Exercise aim: All of the material below is to be retyped exactly.

Material:

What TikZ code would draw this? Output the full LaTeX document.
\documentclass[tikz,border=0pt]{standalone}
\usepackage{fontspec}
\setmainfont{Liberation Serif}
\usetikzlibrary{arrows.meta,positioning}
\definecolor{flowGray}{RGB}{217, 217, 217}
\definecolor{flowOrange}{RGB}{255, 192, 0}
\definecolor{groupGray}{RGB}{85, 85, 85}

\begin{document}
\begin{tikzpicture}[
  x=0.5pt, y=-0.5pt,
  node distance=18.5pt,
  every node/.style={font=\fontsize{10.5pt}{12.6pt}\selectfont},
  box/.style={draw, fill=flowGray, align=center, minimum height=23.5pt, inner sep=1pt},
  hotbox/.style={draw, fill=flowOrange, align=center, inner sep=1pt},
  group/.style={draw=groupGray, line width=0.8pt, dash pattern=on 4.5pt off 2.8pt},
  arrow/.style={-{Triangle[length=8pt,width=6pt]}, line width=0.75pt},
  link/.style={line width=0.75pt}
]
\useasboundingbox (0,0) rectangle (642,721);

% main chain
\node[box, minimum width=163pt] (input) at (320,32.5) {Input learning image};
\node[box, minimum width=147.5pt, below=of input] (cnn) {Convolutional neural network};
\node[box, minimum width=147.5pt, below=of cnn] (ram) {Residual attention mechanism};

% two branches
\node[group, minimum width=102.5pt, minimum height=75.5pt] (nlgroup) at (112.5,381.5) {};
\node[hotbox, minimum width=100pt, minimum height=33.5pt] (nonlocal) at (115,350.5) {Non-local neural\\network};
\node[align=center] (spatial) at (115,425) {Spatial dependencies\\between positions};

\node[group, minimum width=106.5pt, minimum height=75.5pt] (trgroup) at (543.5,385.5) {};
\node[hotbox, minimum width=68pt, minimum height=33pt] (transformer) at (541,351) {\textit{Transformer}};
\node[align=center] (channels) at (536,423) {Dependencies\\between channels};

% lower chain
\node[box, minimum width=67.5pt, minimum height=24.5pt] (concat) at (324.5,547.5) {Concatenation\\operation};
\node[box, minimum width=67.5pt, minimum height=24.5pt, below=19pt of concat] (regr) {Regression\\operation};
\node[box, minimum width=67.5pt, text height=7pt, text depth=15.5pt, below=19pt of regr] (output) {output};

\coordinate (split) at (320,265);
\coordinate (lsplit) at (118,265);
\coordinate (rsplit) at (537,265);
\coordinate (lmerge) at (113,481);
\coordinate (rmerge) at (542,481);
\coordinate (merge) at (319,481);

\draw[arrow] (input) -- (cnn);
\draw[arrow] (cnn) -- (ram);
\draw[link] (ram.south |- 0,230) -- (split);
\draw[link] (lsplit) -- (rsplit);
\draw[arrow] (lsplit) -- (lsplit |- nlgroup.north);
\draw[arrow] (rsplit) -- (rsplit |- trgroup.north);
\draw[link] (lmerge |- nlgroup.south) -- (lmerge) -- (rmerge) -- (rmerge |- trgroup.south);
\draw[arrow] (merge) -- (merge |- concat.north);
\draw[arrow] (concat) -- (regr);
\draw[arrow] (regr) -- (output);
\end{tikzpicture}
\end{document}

Solution to this problem:
What TikZ code would draw this? Output the full LaTeX document.
\documentclass[tikz,border=0pt]{standalone}
\usepackage{fontspec}
\setmainfont{Liberation Serif}
\usetikzlibrary{arrows.meta,positioning}
\definecolor{flowGray}{RGB}{217, 217, 217}
\definecolor{flowOrange}{RGB}{255, 192, 0}
\definecolor{groupGray}{RGB}{85, 85, 85}

\begin{document}
\begin{tikzpicture}[
  x=0.5pt, y=-0.5pt,
  node distance=18.5pt,
  every node/.style={font=\fontsize{10.5pt}{12.6pt}\selectfont},
  box/.style={draw, fill=flowGray, align=center, minimum height=23.5pt, inner sep=1pt},
  hotbox/.style={draw, fill=flowOrange, align=center, inner sep=1pt},
  group/.style={draw=groupGray, line width=0.8pt, dash pattern=on 4.5pt off 2.8pt},
  arrow/.style={-{Triangle[length=8pt,width=6pt]}, line width=0.75pt},
  link/.style={line width=0.75pt}
]
\useasboundingbox (0,0) rectangle (642,721);

% main chain
\node[box, minimum width=163pt] (input) at (320,32.5) {Input learning image};
\node[box, minimum width=147.5pt, below=of input] (cnn) {Convolutional neural network};
\node[box, minimum width=147.5pt, below=of cnn] (ram) {Residual attention mechanism};

% two branches
\node[group, minimum width=102.5pt, minimum height=75.5pt] (nlgroup) at (112.5,381.5) {};
\node[hotbox, minimum width=100pt, minimum height=33.5pt] (nonlocal) at (115,350.5) {Non-local neural\\network};
\node[align=center] (spatial) at (115,425) {Spatial dependencies\\between positions};

\node[group, minimum width=106.5pt, minimum height=75.5pt] (trgroup) at (543.5,385.5) {};
\node[hotbox, minimum width=68pt, minimum height=33pt] (transformer) at (541,351) {\textit{Transformer}};
\node[align=center] (channels) at (536,423) {Dependencies\\between channels};

% lower chain
\node[box, minimum width=67.5pt, minimum height=24.5pt] (concat) at (324.5,547.5) {Concatenation\\operation};
\node[box, minimum width=67.5pt, minimum height=24.5pt, below=19pt of concat] (regr) {Regression\\operation};
\node[box, minimum width=67.5pt, text height=7pt, text depth=15.5pt, below=19pt of regr] (output) {output};

\coordinate (split) at (320,265);
\coordinate (lsplit) at (118,265);
\coordinate (rsplit) at (537,265);
\coordinate (lmerge) at (113,481);
\coordinate (rmerge) at (542,481);
\coordinate (merge) at (319,481);

\draw[arrow] (input) -- (cnn);
\draw[arrow] (cnn) -- (ram);
\draw[link] (ram.south |- 0,230) -- (split);
\draw[link] (lsplit) -- (rsplit);
\draw[arrow] (lsplit) -- (lsplit |- nlgroup.north);
\draw[arrow] (rsplit) -- (rsplit |- trgroup.north);
\draw[link] (lmerge |- nlgroup.south) -- (lmerge) -- (rmerge) -- (rmerge |- trgroup.south);
\draw[arrow] (merge) -- (merge |- concat.north);
\draw[arrow] (concat) -- (regr);
\draw[arrow] (regr) -- (output);
\end{tikzpicture}
\end{document}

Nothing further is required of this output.